Reproduce all of the data below without alteration; exclude every picture.

GIVEN DATA:
'''

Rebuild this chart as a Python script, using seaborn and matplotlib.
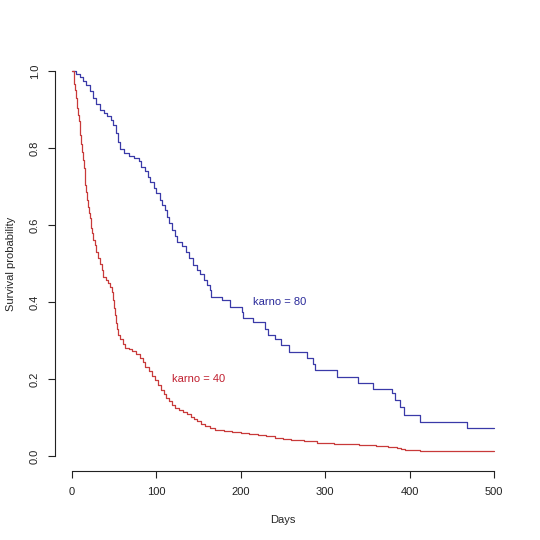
import numpy as np
import pandas as pd
import seaborn as sns
import matplotlib
matplotlib.use("Agg")
import matplotlib.pyplot as plt

# Kaplan-Meier style curves (day, survival)
days_80 = [0, 5, 9, 13, 17, 21, 25, 29, 33, 38, 42, 46, 49, 52, 54, 57, 62, 67, 73, 79,
           82, 86, 90, 93, 97, 100, 104, 107, 110, 113, 115, 119, 122, 125, 130, 135, 139,
           144, 148, 152, 156, 160, 163, 165, 178, 187, 201, 203, 215, 229, 232, 241, 248,
           257, 278, 285, 288, 314, 339, 357, 379, 383, 389, 393, 412, 468, 500]
surv_80 = [1.0, 0.993, 0.985, 0.975, 0.964, 0.948, 0.930, 0.915, 0.900, 0.892, 0.884, 0.872,
           0.860, 0.840, 0.815, 0.797, 0.787, 0.779, 0.773, 0.766, 0.752, 0.740, 0.726, 0.713,
           0.697, 0.683, 0.665, 0.652, 0.638, 0.620, 0.604, 0.588, 0.572, 0.557, 0.545, 0.530,
           0.515, 0.495, 0.484, 0.472, 0.458, 0.445, 0.430, 0.414, 0.405, 0.388, 0.375, 0.358,
           0.349, 0.331, 0.315, 0.305, 0.288, 0.271, 0.255, 0.240, 0.223, 0.206, 0.189, 0.173,
           0.163, 0.145, 0.128, 0.106, 0.089, 0.072, 0.072]

days_40 = [0, 2, 3, 4, 5, 6, 7, 8, 9, 10, 11, 12, 13, 14, 15, 16, 17, 18, 19, 20, 21, 22,
           23, 24, 25, 27, 29, 31, 33, 35, 37, 40, 43, 45, 47, 49, 50, 51, 52, 53, 55, 57,
           60, 63, 67, 71, 76, 81, 84, 87, 91, 95, 98, 102, 106, 109, 112, 115, 118, 122,
           127, 132, 136, 141, 145, 148, 153, 158, 163, 170, 180, 190, 200, 210, 220, 230,
           240, 250, 260, 275, 290, 310, 325, 340, 360, 375, 385, 390, 395, 412, 500]
surv_40 = [1.0, 0.98, 0.965, 0.95, 0.93, 0.905, 0.885, 0.87, 0.855, 0.835, 0.81, 0.79, 0.77,
           0.748, 0.727, 0.705, 0.685, 0.665, 0.648, 0.632, 0.618, 0.604, 0.592, 0.578, 0.562,
           0.548, 0.53, 0.515, 0.5, 0.483, 0.466, 0.458, 0.45, 0.44, 0.425, 0.405, 0.385,
           0.365, 0.345, 0.33, 0.315, 0.303, 0.29, 0.28, 0.277, 0.272, 0.265, 0.255, 0.243,
           0.232, 0.22, 0.208, 0.197, 0.185, 0.172, 0.162, 0.152, 0.142, 0.132, 0.125, 0.119,
           0.114, 0.109, 0.102, 0.097, 0.092, 0.084, 0.078, 0.072, 0.068, 0.065, 0.062, 0.059,
           0.057, 0.055, 0.051, 0.048, 0.045, 0.042, 0.039, 0.035, 0.032, 0.030, 0.028, 0.026,
           0.024, 0.020, 0.017, 0.015, 0.013, 0.013]

x_ticks = [0, 100, 200, 300, 400, 500]
y_ticks = [0.0, 0.2, 0.4, 0.6, 0.8, 1.0]

blue = "#3a3aa8"
red = "#c83a3a"

sns.set_style("ticks")
plt.rcParams['font.family'] = ['Liberation Sans', 'DejaVu Sans']

fig = plt.figure(figsize=(5.4, 5.4), dpi=100)
ax = fig.add_axes([0.102, 0.127, 0.844, 0.770])

df80 = pd.DataFrame({"Days": days_80, "surv": surv_80})
df40 = pd.DataFrame({"Days": days_40, "surv": surv_40})
sns.lineplot(data=df80, x="Days", y="surv", drawstyle="steps-post", color=blue,
             linewidth=0.9, estimator=None, ax=ax)
sns.lineplot(data=df40, x="Days", y="surv", drawstyle="steps-post", color=red,
             linewidth=0.9, estimator=None, ax=ax)

ax.text(246, 0.4, "karno = 80", color="#2a2a9a", fontsize=8, ha="center", va="center")
ax.text(150, 0.2, "karno = 40", color="#c01f2f", fontsize=8, ha="center", va="center")

ax.set_xlim(-20, 520)
ax.set_ylim(-0.04, 1.04)
ax.set_xticks(x_ticks)
ax.set_yticks(y_ticks)
ax.set_yticklabels([f"{v:.1f}" for v in y_ticks], rotation=90, va="center")
ax.tick_params(direction="out", length=5, width=0.8, colors="#222222", labelsize=8, pad=6)
ax.set_xlabel("Days", fontsize=8, labelpad=13)
ax.set_ylabel("Survival probability", fontsize=8, labelpad=10)

for s in ["top", "right"]:
    ax.spines[s].set_visible(False)
ax.spines["left"].set_bounds(0, 1)
ax.spines["bottom"].set_bounds(0, 500)
ax.spines["left"].set_linewidth(0.8)
ax.spines["bottom"].set_linewidth(0.8)
ax.spines["left"].set_color("#222222")
ax.spines["bottom"].set_color("#222222")

fig.savefig("out.png", dpi=100)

'''

EXERCISE SOLUTION:
Rebuild this chart as a Python script, using seaborn and matplotlib.
import numpy as np
import pandas as pd
import seaborn as sns
import matplotlib
matplotlib.use("Agg")
import matplotlib.pyplot as plt

# Kaplan-Meier style curves (day, survival)
days_80 = [0, 5, 9, 13, 17, 21, 25, 29, 33, 38, 42, 46, 49, 52, 54, 57, 62, 67, 73, 79,
           82, 86, 90, 93, 97, 100, 104, 107, 110, 113, 115, 119, 122, 125, 130, 135, 139,
           144, 148, 152, 156, 160, 163, 165, 178, 187, 201, 203, 215, 229, 232, 241, 248,
           257, 278, 285, 288, 314, 339, 357, 379, 383, 389, 393, 412, 468, 500]
surv_80 = [1.0, 0.993, 0.985, 0.975, 0.964, 0.948, 0.930, 0.915, 0.900, 0.892, 0.884, 0.872,
           0.860, 0.840, 0.815, 0.797, 0.787, 0.779, 0.773, 0.766, 0.752, 0.740, 0.726, 0.713,
           0.697, 0.683, 0.665, 0.652, 0.638, 0.620, 0.604, 0.588, 0.572, 0.557, 0.545, 0.530,
           0.515, 0.495, 0.484, 0.472, 0.458, 0.445, 0.430, 0.414, 0.405, 0.388, 0.375, 0.358,
           0.349, 0.331, 0.315, 0.305, 0.288, 0.271, 0.255, 0.240, 0.223, 0.206, 0.189, 0.173,
           0.163, 0.145, 0.128, 0.106, 0.089, 0.072, 0.072]

days_40 = [0, 2, 3, 4, 5, 6, 7, 8, 9, 10, 11, 12, 13, 14, 15, 16, 17, 18, 19, 20, 21, 22,
           23, 24, 25, 27, 29, 31, 33, 35, 37, 40, 43, 45, 47, 49, 50, 51, 52, 53, 55, 57,
           60, 63, 67, 71, 76, 81, 84, 87, 91, 95, 98, 102, 106, 109, 112, 115, 118, 122,
           127, 132, 136, 141, 145, 148, 153, 158, 163, 170, 180, 190, 200, 210, 220, 230,
           240, 250, 260, 275, 290, 310, 325, 340, 360, 375, 385, 390, 395, 412, 500]
surv_40 = [1.0, 0.98, 0.965, 0.95, 0.93, 0.905, 0.885, 0.87, 0.855, 0.835, 0.81, 0.79, 0.77,
           0.748, 0.727, 0.705, 0.685, 0.665, 0.648, 0.632, 0.618, 0.604, 0.592, 0.578, 0.562,
           0.548, 0.53, 0.515, 0.5, 0.483, 0.466, 0.458, 0.45, 0.44, 0.425, 0.405, 0.385,
           0.365, 0.345, 0.33, 0.315, 0.303, 0.29, 0.28, 0.277, 0.272, 0.265, 0.255, 0.243,
           0.232, 0.22, 0.208, 0.197, 0.185, 0.172, 0.162, 0.152, 0.142, 0.132, 0.125, 0.119,
           0.114, 0.109, 0.102, 0.097, 0.092, 0.084, 0.078, 0.072, 0.068, 0.065, 0.062, 0.059,
           0.057, 0.055, 0.051, 0.048, 0.045, 0.042, 0.039, 0.035, 0.032, 0.030, 0.028, 0.026,
           0.024, 0.020, 0.017, 0.015, 0.013, 0.013]

x_ticks = [0, 100, 200, 300, 400, 500]
y_ticks = [0.0, 0.2, 0.4, 0.6, 0.8, 1.0]

blue = "#3a3aa8"
red = "#c83a3a"

sns.set_style("ticks")
plt.rcParams['font.family'] = ['Liberation Sans', 'DejaVu Sans']

fig = plt.figure(figsize=(5.4, 5.4), dpi=100)
ax = fig.add_axes([0.102, 0.127, 0.844, 0.770])

df80 = pd.DataFrame({"Days": days_80, "surv": surv_80})
df40 = pd.DataFrame({"Days": days_40, "surv": surv_40})
sns.lineplot(data=df80, x="Days", y="surv", drawstyle="steps-post", color=blue,
             linewidth=0.9, estimator=None, ax=ax)
sns.lineplot(data=df40, x="Days", y="surv", drawstyle="steps-post", color=red,
             linewidth=0.9, estimator=None, ax=ax)

ax.text(246, 0.4, "karno = 80", color="#2a2a9a", fontsize=8, ha="center", va="center")
ax.text(150, 0.2, "karno = 40", color="#c01f2f", fontsize=8, ha="center", va="center")

ax.set_xlim(-20, 520)
ax.set_ylim(-0.04, 1.04)
ax.set_xticks(x_ticks)
ax.set_yticks(y_ticks)
ax.set_yticklabels([f"{v:.1f}" for v in y_ticks], rotation=90, va="center")
ax.tick_params(direction="out", length=5, width=0.8, colors="#222222", labelsize=8, pad=6)
ax.set_xlabel("Days", fontsize=8, labelpad=13)
ax.set_ylabel("Survival probability", fontsize=8, labelpad=10)

for s in ["top", "right"]:
    ax.spines[s].set_visible(False)
ax.spines["left"].set_bounds(0, 1)
ax.spines["bottom"].set_bounds(0, 500)
ax.spines["left"].set_linewidth(0.8)
ax.spines["bottom"].set_linewidth(0.8)
ax.spines["left"].set_color("#222222")
ax.spines["bottom"].set_color("#222222")

fig.savefig("out.png", dpi=100)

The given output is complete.